> _Request_
Copy the lines below as they are; omit the images they contain.

[Start Data shown]

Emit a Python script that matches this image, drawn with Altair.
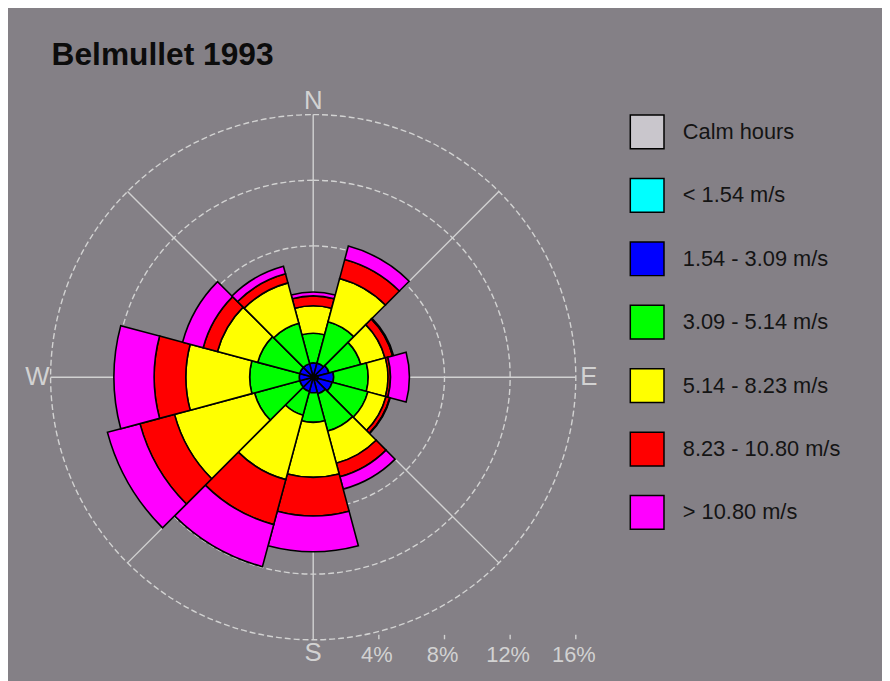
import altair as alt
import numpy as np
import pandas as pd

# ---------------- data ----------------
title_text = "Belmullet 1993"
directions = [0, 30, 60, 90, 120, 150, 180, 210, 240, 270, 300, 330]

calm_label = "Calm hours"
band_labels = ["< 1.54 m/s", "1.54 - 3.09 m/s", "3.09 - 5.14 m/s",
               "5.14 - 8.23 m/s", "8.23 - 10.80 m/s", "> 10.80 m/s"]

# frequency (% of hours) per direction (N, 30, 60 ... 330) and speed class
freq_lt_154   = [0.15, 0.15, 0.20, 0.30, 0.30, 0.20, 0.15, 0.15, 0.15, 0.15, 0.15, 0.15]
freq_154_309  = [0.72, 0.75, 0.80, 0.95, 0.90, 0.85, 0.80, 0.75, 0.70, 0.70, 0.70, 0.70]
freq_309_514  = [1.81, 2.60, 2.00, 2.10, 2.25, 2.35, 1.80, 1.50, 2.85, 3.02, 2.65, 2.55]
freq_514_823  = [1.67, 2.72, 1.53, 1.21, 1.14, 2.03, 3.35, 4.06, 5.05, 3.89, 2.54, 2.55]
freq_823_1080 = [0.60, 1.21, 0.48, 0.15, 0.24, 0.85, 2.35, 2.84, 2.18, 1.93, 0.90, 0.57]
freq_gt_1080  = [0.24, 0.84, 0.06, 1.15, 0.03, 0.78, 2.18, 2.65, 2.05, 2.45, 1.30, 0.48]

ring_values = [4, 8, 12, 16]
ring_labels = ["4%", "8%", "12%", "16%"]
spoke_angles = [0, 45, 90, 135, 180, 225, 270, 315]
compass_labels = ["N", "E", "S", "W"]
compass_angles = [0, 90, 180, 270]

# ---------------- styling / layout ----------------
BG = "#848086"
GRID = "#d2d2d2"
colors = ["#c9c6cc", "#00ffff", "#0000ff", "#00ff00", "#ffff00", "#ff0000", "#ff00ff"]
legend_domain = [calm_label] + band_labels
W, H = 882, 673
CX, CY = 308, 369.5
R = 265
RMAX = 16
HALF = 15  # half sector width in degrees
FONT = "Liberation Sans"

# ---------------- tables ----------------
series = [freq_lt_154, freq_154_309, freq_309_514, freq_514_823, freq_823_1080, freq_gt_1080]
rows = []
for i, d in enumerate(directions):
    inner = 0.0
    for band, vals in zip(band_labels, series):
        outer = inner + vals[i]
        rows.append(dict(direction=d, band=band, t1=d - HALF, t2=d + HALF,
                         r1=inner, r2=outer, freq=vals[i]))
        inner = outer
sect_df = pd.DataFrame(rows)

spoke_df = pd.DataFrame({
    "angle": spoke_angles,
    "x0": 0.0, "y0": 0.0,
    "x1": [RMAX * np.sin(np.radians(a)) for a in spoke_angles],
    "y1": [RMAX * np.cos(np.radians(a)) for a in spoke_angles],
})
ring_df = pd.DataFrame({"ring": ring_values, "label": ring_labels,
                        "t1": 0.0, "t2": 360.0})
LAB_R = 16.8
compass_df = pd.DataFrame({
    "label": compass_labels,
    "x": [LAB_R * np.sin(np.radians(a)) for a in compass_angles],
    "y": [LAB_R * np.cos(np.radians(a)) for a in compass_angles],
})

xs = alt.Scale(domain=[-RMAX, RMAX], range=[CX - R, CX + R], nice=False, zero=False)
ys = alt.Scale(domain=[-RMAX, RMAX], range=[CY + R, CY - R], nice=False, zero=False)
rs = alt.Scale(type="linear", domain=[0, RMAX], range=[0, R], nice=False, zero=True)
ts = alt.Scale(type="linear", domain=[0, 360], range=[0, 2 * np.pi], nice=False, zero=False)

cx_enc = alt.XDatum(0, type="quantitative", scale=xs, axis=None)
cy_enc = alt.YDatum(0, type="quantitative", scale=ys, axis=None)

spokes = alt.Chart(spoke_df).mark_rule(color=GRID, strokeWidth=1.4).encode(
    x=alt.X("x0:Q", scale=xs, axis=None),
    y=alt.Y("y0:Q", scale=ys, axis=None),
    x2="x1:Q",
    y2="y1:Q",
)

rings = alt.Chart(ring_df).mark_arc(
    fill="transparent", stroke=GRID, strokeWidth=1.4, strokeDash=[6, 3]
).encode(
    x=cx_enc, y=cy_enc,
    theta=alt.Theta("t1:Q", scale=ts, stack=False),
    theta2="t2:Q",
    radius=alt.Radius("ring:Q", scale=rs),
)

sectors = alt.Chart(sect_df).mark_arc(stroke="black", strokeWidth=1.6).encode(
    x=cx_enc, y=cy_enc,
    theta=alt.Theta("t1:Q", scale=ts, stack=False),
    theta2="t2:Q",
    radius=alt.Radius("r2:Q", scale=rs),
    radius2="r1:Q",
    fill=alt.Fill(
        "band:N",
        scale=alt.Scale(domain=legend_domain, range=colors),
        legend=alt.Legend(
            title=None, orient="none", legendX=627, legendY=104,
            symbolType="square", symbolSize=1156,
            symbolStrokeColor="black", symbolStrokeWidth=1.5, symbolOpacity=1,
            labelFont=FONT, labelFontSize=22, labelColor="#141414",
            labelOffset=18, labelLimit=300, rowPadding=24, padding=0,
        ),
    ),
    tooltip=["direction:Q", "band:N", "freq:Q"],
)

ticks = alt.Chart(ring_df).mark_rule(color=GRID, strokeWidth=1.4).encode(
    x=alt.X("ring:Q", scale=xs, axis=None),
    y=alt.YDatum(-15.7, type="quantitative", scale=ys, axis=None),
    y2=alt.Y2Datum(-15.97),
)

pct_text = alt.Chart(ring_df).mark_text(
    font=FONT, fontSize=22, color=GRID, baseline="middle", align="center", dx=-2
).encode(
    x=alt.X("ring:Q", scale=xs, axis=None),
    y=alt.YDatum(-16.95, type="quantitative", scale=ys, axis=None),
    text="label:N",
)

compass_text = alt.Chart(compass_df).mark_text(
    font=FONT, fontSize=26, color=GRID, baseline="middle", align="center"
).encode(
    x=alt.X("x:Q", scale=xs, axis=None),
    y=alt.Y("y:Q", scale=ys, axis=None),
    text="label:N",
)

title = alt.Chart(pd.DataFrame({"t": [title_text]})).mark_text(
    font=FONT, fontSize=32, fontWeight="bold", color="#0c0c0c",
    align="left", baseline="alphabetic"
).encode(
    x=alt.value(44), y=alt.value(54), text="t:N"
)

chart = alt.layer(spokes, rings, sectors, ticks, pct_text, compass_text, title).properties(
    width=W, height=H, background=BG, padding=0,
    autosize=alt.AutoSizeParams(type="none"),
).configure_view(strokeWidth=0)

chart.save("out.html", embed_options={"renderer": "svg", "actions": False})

[End Data shown]

> _Response below_
Emit a Python script that matches this image, drawn with Altair.
import altair as alt
import numpy as np
import pandas as pd

# ---------------- data ----------------
title_text = "Belmullet 1993"
directions = [0, 30, 60, 90, 120, 150, 180, 210, 240, 270, 300, 330]

calm_label = "Calm hours"
band_labels = ["< 1.54 m/s", "1.54 - 3.09 m/s", "3.09 - 5.14 m/s",
               "5.14 - 8.23 m/s", "8.23 - 10.80 m/s", "> 10.80 m/s"]

# frequency (% of hours) per direction (N, 30, 60 ... 330) and speed class
freq_lt_154   = [0.15, 0.15, 0.20, 0.30, 0.30, 0.20, 0.15, 0.15, 0.15, 0.15, 0.15, 0.15]
freq_154_309  = [0.72, 0.75, 0.80, 0.95, 0.90, 0.85, 0.80, 0.75, 0.70, 0.70, 0.70, 0.70]
freq_309_514  = [1.81, 2.60, 2.00, 2.10, 2.25, 2.35, 1.80, 1.50, 2.85, 3.02, 2.65, 2.55]
freq_514_823  = [1.67, 2.72, 1.53, 1.21, 1.14, 2.03, 3.35, 4.06, 5.05, 3.89, 2.54, 2.55]
freq_823_1080 = [0.60, 1.21, 0.48, 0.15, 0.24, 0.85, 2.35, 2.84, 2.18, 1.93, 0.90, 0.57]
freq_gt_1080  = [0.24, 0.84, 0.06, 1.15, 0.03, 0.78, 2.18, 2.65, 2.05, 2.45, 1.30, 0.48]

ring_values = [4, 8, 12, 16]
ring_labels = ["4%", "8%", "12%", "16%"]
spoke_angles = [0, 45, 90, 135, 180, 225, 270, 315]
compass_labels = ["N", "E", "S", "W"]
compass_angles = [0, 90, 180, 270]

# ---------------- styling / layout ----------------
BG = "#848086"
GRID = "#d2d2d2"
colors = ["#c9c6cc", "#00ffff", "#0000ff", "#00ff00", "#ffff00", "#ff0000", "#ff00ff"]
legend_domain = [calm_label] + band_labels
W, H = 882, 673
CX, CY = 308, 369.5
R = 265
RMAX = 16
HALF = 15  # half sector width in degrees
FONT = "Liberation Sans"

# ---------------- tables ----------------
series = [freq_lt_154, freq_154_309, freq_309_514, freq_514_823, freq_823_1080, freq_gt_1080]
rows = []
for i, d in enumerate(directions):
    inner = 0.0
    for band, vals in zip(band_labels, series):
        outer = inner + vals[i]
        rows.append(dict(direction=d, band=band, t1=d - HALF, t2=d + HALF,
                         r1=inner, r2=outer, freq=vals[i]))
        inner = outer
sect_df = pd.DataFrame(rows)

spoke_df = pd.DataFrame({
    "angle": spoke_angles,
    "x0": 0.0, "y0": 0.0,
    "x1": [RMAX * np.sin(np.radians(a)) for a in spoke_angles],
    "y1": [RMAX * np.cos(np.radians(a)) for a in spoke_angles],
})
ring_df = pd.DataFrame({"ring": ring_values, "label": ring_labels,
                        "t1": 0.0, "t2": 360.0})
LAB_R = 16.8
compass_df = pd.DataFrame({
    "label": compass_labels,
    "x": [LAB_R * np.sin(np.radians(a)) for a in compass_angles],
    "y": [LAB_R * np.cos(np.radians(a)) for a in compass_angles],
})

xs = alt.Scale(domain=[-RMAX, RMAX], range=[CX - R, CX + R], nice=False, zero=False)
ys = alt.Scale(domain=[-RMAX, RMAX], range=[CY + R, CY - R], nice=False, zero=False)
rs = alt.Scale(type="linear", domain=[0, RMAX], range=[0, R], nice=False, zero=True)
ts = alt.Scale(type="linear", domain=[0, 360], range=[0, 2 * np.pi], nice=False, zero=False)

cx_enc = alt.XDatum(0, type="quantitative", scale=xs, axis=None)
cy_enc = alt.YDatum(0, type="quantitative", scale=ys, axis=None)

spokes = alt.Chart(spoke_df).mark_rule(color=GRID, strokeWidth=1.4).encode(
    x=alt.X("x0:Q", scale=xs, axis=None),
    y=alt.Y("y0:Q", scale=ys, axis=None),
    x2="x1:Q",
    y2="y1:Q",
)

rings = alt.Chart(ring_df).mark_arc(
    fill="transparent", stroke=GRID, strokeWidth=1.4, strokeDash=[6, 3]
).encode(
    x=cx_enc, y=cy_enc,
    theta=alt.Theta("t1:Q", scale=ts, stack=False),
    theta2="t2:Q",
    radius=alt.Radius("ring:Q", scale=rs),
)

sectors = alt.Chart(sect_df).mark_arc(stroke="black", strokeWidth=1.6).encode(
    x=cx_enc, y=cy_enc,
    theta=alt.Theta("t1:Q", scale=ts, stack=False),
    theta2="t2:Q",
    radius=alt.Radius("r2:Q", scale=rs),
    radius2="r1:Q",
    fill=alt.Fill(
        "band:N",
        scale=alt.Scale(domain=legend_domain, range=colors),
        legend=alt.Legend(
            title=None, orient="none", legendX=627, legendY=104,
            symbolType="square", symbolSize=1156,
            symbolStrokeColor="black", symbolStrokeWidth=1.5, symbolOpacity=1,
            labelFont=FONT, labelFontSize=22, labelColor="#141414",
            labelOffset=18, labelLimit=300, rowPadding=24, padding=0,
        ),
    ),
    tooltip=["direction:Q", "band:N", "freq:Q"],
)

ticks = alt.Chart(ring_df).mark_rule(color=GRID, strokeWidth=1.4).encode(
    x=alt.X("ring:Q", scale=xs, axis=None),
    y=alt.YDatum(-15.7, type="quantitative", scale=ys, axis=None),
    y2=alt.Y2Datum(-15.97),
)

pct_text = alt.Chart(ring_df).mark_text(
    font=FONT, fontSize=22, color=GRID, baseline="middle", align="center", dx=-2
).encode(
    x=alt.X("ring:Q", scale=xs, axis=None),
    y=alt.YDatum(-16.95, type="quantitative", scale=ys, axis=None),
    text="label:N",
)

compass_text = alt.Chart(compass_df).mark_text(
    font=FONT, fontSize=26, color=GRID, baseline="middle", align="center"
).encode(
    x=alt.X("x:Q", scale=xs, axis=None),
    y=alt.Y("y:Q", scale=ys, axis=None),
    text="label:N",
)

title = alt.Chart(pd.DataFrame({"t": [title_text]})).mark_text(
    font=FONT, fontSize=32, fontWeight="bold", color="#0c0c0c",
    align="left", baseline="alphabetic"
).encode(
    x=alt.value(44), y=alt.value(54), text="t:N"
)

chart = alt.layer(spokes, rings, sectors, ticks, pct_text, compass_text, title).properties(
    width=W, height=H, background=BG, padding=0,
    autosize=alt.AutoSizeParams(type="none"),
).configure_view(strokeWidth=0)

chart.save("out.html", embed_options={"renderer": "svg", "actions": False})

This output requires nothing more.